Can you set down, exactly as they appear below, the lines from the opening of the material through the one bearing "const xMinorTicks = [500, 540, 580, 620, 660, 700, 740];", minus the pictures?
# Start of DATASET SECTION
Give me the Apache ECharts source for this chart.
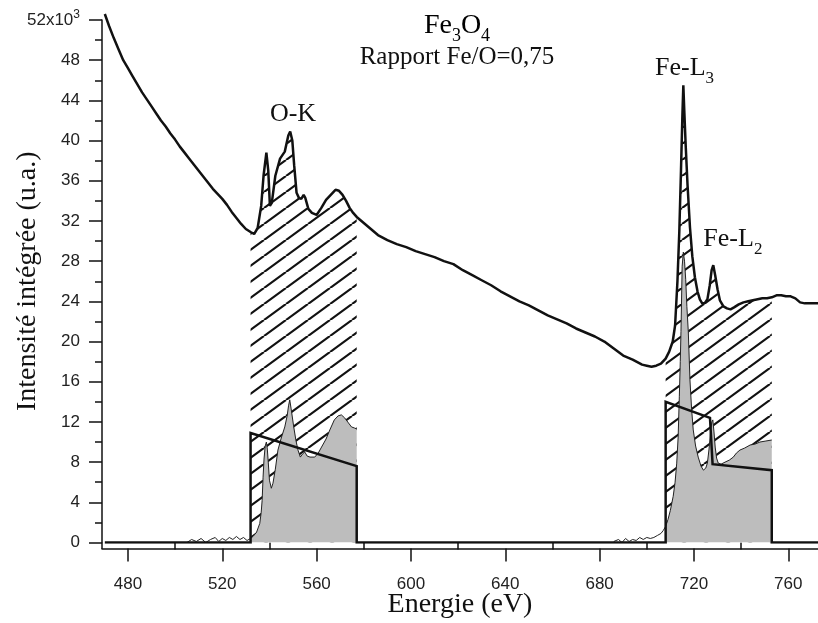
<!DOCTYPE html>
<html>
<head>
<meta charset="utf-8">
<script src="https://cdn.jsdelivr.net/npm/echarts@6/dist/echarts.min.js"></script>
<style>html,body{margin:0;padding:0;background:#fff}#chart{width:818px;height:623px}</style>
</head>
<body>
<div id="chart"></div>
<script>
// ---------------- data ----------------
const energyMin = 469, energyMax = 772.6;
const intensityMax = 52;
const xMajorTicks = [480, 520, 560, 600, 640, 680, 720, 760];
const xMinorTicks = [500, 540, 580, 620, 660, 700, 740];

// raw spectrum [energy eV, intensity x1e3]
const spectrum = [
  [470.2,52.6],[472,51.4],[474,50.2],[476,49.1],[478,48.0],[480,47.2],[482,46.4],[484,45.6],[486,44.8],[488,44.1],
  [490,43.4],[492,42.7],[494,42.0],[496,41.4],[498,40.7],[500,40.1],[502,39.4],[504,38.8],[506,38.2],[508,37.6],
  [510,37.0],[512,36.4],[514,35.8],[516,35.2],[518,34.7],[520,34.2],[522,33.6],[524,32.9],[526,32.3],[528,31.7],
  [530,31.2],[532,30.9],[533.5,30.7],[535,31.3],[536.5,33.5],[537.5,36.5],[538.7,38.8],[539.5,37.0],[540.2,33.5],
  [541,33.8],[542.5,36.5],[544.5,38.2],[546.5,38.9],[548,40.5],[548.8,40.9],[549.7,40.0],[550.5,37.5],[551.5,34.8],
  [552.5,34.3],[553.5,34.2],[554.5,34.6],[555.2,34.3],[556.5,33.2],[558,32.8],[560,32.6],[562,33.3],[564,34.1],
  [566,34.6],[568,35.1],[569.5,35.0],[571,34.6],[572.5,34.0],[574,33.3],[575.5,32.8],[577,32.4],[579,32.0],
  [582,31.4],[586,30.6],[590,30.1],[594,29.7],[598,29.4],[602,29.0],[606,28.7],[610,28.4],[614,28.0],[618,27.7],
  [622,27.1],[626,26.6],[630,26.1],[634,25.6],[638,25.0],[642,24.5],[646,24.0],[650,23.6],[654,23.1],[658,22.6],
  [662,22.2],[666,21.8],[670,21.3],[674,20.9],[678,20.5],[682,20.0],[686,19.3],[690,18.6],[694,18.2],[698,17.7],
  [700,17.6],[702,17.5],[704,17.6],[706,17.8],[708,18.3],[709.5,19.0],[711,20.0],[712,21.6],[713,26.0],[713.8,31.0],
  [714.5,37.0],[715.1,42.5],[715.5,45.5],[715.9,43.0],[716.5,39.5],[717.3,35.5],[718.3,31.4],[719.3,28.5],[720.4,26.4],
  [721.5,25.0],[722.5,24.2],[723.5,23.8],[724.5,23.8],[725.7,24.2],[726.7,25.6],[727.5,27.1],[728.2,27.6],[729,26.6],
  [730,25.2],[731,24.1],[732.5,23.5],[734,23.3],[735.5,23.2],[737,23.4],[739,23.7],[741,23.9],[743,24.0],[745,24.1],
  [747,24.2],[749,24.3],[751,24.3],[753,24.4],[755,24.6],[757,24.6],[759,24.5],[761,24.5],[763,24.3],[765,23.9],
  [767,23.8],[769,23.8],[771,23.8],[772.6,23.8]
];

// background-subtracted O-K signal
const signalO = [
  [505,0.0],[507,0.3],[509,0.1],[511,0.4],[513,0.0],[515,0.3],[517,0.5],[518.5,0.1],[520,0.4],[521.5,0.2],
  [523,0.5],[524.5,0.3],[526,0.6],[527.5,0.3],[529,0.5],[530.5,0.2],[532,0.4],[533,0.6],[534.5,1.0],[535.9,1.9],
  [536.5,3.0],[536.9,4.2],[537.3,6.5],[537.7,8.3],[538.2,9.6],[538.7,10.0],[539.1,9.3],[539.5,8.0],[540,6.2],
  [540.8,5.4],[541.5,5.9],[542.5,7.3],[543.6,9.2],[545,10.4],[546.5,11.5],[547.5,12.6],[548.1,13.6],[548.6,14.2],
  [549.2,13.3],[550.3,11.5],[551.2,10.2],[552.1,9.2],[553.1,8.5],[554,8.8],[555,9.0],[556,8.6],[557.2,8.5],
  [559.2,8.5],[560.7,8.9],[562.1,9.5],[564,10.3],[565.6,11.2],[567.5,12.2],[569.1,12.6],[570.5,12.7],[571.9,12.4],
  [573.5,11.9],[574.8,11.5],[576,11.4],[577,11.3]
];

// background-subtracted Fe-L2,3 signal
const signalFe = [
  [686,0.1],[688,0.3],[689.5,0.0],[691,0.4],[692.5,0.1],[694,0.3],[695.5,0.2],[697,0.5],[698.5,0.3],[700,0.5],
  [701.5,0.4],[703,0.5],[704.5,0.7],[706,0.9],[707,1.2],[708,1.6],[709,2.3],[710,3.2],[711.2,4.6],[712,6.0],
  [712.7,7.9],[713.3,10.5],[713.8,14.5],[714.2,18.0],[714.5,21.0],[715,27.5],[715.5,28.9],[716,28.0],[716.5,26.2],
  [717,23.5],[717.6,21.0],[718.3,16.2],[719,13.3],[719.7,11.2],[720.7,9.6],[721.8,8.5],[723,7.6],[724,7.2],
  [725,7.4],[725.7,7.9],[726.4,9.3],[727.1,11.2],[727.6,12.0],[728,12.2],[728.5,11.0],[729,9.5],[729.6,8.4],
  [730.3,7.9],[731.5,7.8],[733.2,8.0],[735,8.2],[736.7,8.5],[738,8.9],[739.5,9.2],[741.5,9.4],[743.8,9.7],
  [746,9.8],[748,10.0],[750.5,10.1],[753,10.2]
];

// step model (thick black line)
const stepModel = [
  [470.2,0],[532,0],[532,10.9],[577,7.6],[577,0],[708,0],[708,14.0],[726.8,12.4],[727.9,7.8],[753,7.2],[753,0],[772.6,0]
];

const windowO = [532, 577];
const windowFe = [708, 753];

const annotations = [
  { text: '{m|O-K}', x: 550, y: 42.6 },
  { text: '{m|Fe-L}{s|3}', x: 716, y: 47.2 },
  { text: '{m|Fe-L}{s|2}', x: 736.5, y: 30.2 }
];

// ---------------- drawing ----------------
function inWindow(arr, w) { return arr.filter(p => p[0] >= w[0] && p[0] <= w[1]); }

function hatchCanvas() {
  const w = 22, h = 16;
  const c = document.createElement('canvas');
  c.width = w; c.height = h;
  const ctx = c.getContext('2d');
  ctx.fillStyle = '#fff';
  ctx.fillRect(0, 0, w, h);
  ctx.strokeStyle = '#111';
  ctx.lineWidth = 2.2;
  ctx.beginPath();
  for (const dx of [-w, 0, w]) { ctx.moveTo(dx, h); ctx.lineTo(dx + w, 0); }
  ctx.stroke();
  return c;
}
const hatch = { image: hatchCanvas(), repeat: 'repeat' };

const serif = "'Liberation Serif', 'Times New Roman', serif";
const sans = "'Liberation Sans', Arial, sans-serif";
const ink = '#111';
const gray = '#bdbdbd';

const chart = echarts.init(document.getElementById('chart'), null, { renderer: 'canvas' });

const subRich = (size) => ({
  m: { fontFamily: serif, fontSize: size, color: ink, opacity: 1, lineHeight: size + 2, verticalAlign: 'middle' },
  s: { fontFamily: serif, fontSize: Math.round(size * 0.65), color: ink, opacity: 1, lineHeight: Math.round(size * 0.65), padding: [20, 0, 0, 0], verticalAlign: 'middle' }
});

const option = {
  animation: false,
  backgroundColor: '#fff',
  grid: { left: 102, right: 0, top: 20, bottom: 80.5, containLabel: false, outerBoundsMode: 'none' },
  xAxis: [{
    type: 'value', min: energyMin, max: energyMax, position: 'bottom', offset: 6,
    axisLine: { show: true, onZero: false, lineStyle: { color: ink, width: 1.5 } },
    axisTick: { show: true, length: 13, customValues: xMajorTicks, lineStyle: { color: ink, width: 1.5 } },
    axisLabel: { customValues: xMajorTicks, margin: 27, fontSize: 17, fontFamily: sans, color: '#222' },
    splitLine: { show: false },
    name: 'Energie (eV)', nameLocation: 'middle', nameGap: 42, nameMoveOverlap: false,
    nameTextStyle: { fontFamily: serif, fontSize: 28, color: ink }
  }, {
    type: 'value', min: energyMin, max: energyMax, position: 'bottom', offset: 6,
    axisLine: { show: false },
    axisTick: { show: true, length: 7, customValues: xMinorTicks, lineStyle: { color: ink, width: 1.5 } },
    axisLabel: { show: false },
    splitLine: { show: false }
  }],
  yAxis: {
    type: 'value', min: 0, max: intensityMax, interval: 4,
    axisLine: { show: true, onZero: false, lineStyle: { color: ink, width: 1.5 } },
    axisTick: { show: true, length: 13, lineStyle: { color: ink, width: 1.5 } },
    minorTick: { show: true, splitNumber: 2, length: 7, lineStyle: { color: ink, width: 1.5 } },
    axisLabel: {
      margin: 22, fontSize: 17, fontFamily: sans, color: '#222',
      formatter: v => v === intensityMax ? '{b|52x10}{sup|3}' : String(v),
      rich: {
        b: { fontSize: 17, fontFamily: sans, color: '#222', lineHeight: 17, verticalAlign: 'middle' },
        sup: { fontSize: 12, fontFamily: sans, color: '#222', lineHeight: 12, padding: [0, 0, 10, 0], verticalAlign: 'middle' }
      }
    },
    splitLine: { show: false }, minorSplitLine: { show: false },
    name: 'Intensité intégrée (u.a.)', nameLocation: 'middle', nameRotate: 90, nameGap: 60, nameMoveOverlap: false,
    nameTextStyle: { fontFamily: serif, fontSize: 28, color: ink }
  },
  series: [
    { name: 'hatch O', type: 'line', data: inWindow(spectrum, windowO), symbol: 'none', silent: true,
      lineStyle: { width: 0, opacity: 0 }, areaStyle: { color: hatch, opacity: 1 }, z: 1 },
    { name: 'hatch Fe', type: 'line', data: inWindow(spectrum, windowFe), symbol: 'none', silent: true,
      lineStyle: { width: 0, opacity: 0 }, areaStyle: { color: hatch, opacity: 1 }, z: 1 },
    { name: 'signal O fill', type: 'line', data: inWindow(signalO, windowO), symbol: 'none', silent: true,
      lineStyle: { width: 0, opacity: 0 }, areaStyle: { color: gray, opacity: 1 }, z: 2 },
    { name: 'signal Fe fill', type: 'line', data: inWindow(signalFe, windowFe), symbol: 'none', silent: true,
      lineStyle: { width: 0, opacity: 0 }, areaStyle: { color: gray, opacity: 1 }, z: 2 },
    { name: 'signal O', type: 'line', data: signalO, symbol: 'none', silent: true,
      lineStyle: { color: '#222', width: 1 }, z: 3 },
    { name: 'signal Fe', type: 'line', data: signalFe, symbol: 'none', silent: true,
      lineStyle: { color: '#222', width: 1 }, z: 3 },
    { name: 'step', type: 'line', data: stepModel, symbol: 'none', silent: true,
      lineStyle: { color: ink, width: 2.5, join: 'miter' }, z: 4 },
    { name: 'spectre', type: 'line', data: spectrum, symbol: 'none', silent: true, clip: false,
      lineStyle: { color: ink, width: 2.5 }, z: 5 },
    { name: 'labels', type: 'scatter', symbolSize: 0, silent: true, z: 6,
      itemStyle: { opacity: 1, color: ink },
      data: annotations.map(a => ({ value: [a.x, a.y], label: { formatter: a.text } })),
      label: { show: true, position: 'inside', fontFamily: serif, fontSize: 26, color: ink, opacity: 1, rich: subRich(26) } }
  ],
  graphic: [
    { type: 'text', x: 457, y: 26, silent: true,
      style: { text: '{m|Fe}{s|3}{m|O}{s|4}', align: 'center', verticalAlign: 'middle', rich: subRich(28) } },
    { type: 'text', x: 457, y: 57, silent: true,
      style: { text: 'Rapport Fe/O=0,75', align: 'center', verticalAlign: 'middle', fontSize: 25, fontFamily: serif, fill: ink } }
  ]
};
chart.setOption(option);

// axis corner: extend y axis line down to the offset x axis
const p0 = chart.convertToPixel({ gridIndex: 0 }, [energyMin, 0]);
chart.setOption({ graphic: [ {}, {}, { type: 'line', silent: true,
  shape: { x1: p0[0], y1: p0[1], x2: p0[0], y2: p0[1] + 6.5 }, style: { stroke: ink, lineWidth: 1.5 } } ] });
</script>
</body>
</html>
# End of DATASET SECTION
#### RESPONSE TO THE TASK:
Give me the Apache ECharts source for this chart.
<!DOCTYPE html>
<html>
<head>
<meta charset="utf-8">
<script src="https://cdn.jsdelivr.net/npm/echarts@6/dist/echarts.min.js"></script>
<style>html,body{margin:0;padding:0;background:#fff}#chart{width:818px;height:623px}</style>
</head>
<body>
<div id="chart"></div>
<script>
// ---------------- data ----------------
const energyMin = 469, energyMax = 772.6;
const intensityMax = 52;
const xMajorTicks = [480, 520, 560, 600, 640, 680, 720, 760];
const xMinorTicks = [500, 540, 580, 620, 660, 700, 740];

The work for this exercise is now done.